Over the winter, the employment situation flattened out and has remained fairly flat on average as we moved into spring, although we are starting to see a greater disparity between production and non-production employment. Overall printing employment in April 2023 was down -0.2% from March and drilling into carpeted/non-carpeted areas, production employment was down -0.8% while non-production employment was up 1.1%. (For those who have asked, the Bureau of Labor Statistics doesn’t drill very far down into these classifications—they identify only “All Employees” and “Production and Nonsupervisory” so, historically, we have backed out production and nonsupervisory from all employees to get “non-production employees.” It’s a bit of a blunt instrument approach, but it’s the best we can do with the data resources we have available. Would that we had more…)

In terms of publishing, overall publishing employment was down -0.2% from March to April, while advertising and related services were up 0.7%. 
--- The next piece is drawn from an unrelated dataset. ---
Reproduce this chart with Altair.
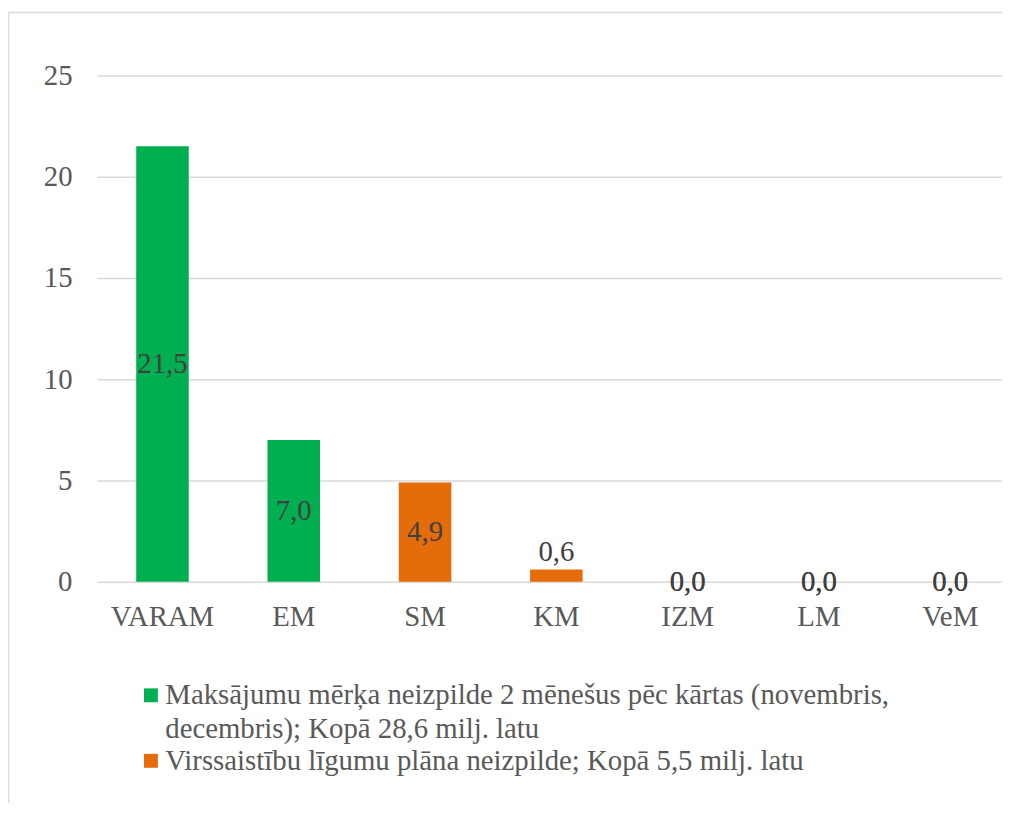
import altair as alt
import pandas as pd

categories = ["VARAM", "EM", "SM", "KM", "IZM", "LM", "VeM"]
series_names = [
    "Maksājumu mērķa neizpilde 2 mēnešus pēc kārtas (novembris, decembris); Kopā 28,6 milj. latu",
    "Virssaistību līgumu plāna neizpilde; Kopā 5,5 milj. latu",
]
green_values = [21.5, 7.0, None, None, 0.0, 0.0, 0.0]
orange_values = [None, None, 4.9, 0.6, 0.0, 0.0, 0.0]
series_colors = ["#00B050", "#E46C0A"]
y_ticks = [0, 5, 10, 15, 20, 25]

rows = []
for name, vals in zip(series_names, [green_values, orange_values]):
    for cat, v in zip(categories, vals):
        if v is not None:
            rows.append({"category": cat, "series": name, "value": v})
df = pd.DataFrame(rows)

FONT = "Liberation Serif"
FS = 29
PLOT_W = 912
PLOT_H = 510

x_enc = alt.X(
    "category:N",
    sort=categories,
    title=None,
    scale=alt.Scale(range=[0, 926], paddingInner=0.6, paddingOuter=0.3),
    axis=alt.Axis(
        domain=False, ticks=False, labelPadding=21, labelFont=FONT,
        labelFontSize=FS, labelColor="#595959", labelAngle=0, grid=False,
    ),
)
y_enc = alt.Y(
    "value:Q",
    stack=None,
    title=None,
    scale=alt.Scale(domain=[0, 25], nice=False),
    axis=alt.Axis(
        values=y_ticks, domain=False, ticks=False, labelPadding=25,
        labelFont=FONT, labelFontSize=FS, labelColor="#595959",
        gridColor="#D9D9D9", gridWidth=1.5,
    ),
)

base = alt.Chart(df)

bars = base.mark_bar().encode(
    x=x_enc,
    y=y_enc,
    color=alt.Color(
        "series:N",
        title=None,
        scale=alt.Scale(domain=series_names, range=series_colors),
        legend=alt.Legend(
            orient="none", legendX=40, legendY=610, symbolType="square",
            symbolSize=196, symbolStrokeWidth=0, labelFont=FONT,
            labelFontSize=FS, labelColor="#595959", labelOffset=0,
            labelLimit=900, rowPadding=2, padding=0,
            labelExpr="split(replace(datum.label, ', decembris', ',|decembris'), '|')",
        ),
    ),
)

lab_calc = "replace(format(datum.value, '.1f'), '.', ',')"

labels_mid = (
    base.transform_filter("datum.value >= 1 || datum.value == 0")
    .transform_calculate(mid="datum.value / 2", lab=lab_calc)
    .mark_text(font=FONT, fontSize=FS, color="#404040", baseline="middle")
    .encode(x=alt.X("category:N", sort=categories), y=alt.Y("mid:Q"), text="lab:N")
)

labels_top = (
    base.transform_filter("datum.value > 0 && datum.value < 1")
    .transform_calculate(lab=lab_calc)
    .mark_text(font=FONT, fontSize=FS, color="#404040", baseline="alphabetic", dy=-9)
    .encode(x=alt.X("category:N", sort=categories), y=alt.Y("value:Q"), text="lab:N")
)

frame_data = alt.Data(values=[{"k": 1}])
left_border = alt.Chart(frame_data).mark_rule(color="#D9D9D9", strokeWidth=1.5).encode(
    x=alt.value(-89), y=alt.value(-63.5), y2=alt.value(PLOT_H + 230)
)
top_border = alt.Chart(frame_data).mark_rule(color="#D9D9D9", strokeWidth=1.5).encode(
    x=alt.value(-89), x2=alt.value(PLOT_W + 20), y=alt.value(-63.5)
)

chart = (
    alt.layer(bars, labels_mid, labels_top, left_border, top_border)
    .properties(
        width=PLOT_W,
        height=PLOT_H,
        autosize=alt.AutoSizeParams(type="none"),
        padding={"left": 89.5, "top": 65, "right": 0, "bottom": 220},
    )
    .configure(background="white", style={"guide-label": {"lineHeight": 34}})
    .configure_view(stroke=None)
)

chart.save("out.html", embed_options={"renderer": "svg", "actions": False})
Earlier this year, we started adding a number of other business categories to our employment table, the reporting of which, as you may recall from our tracking of the publishing and creative markets, lags a month.

For example, overall employment in the signage industry was down -0.5% from February to March, with sign production employment down -0.4%.

Converted paper products employment was down -0.1% from February to March, with paperboard container employment down -0.3% and paper bags and coated and treated paper employment up 1.1%.

Looking at some specific publishing and creative segments, from February to March, periodical publishing employment was up 0.4%, while newspaper publishing employment was down -1.4% and book publishing up 0.9%. Graphic design employment was down -1.2%, ad agency employment was up 0.2%, and PR agencies were down -1.2%. Direct mail advertising employment was down -2.5%.   

As for April employment in general, the BLS reported on May 5 that total nonfarm payroll employment increased by 253,000 in April, and the unemployment rate was unchanged at 3.4%—the lowest in more than 50 years. Meanwhile, February employment was revised down by 78,000 and March employment was revised down by 71,000, for a total downward revision in February/March of 149,000.

The U-6 rate (the so-called “real” unemployment rate which includes not just those currently unemployed but also those who are underemployed, marginally attached to the workforce, and have given up looking for work) ticked up from 6.7% to 6.6%.

The labor force participation rate was unchanged from March to April at 62.6% and the employment-to-population ratio was unchanged at 60.4%. The labor force participation rate for 24–54-year-olds also ticked up from 83.1% to 83.3%—above the pre-pandemic level.

Although not a dynamite employment report, it was still generally above expectations.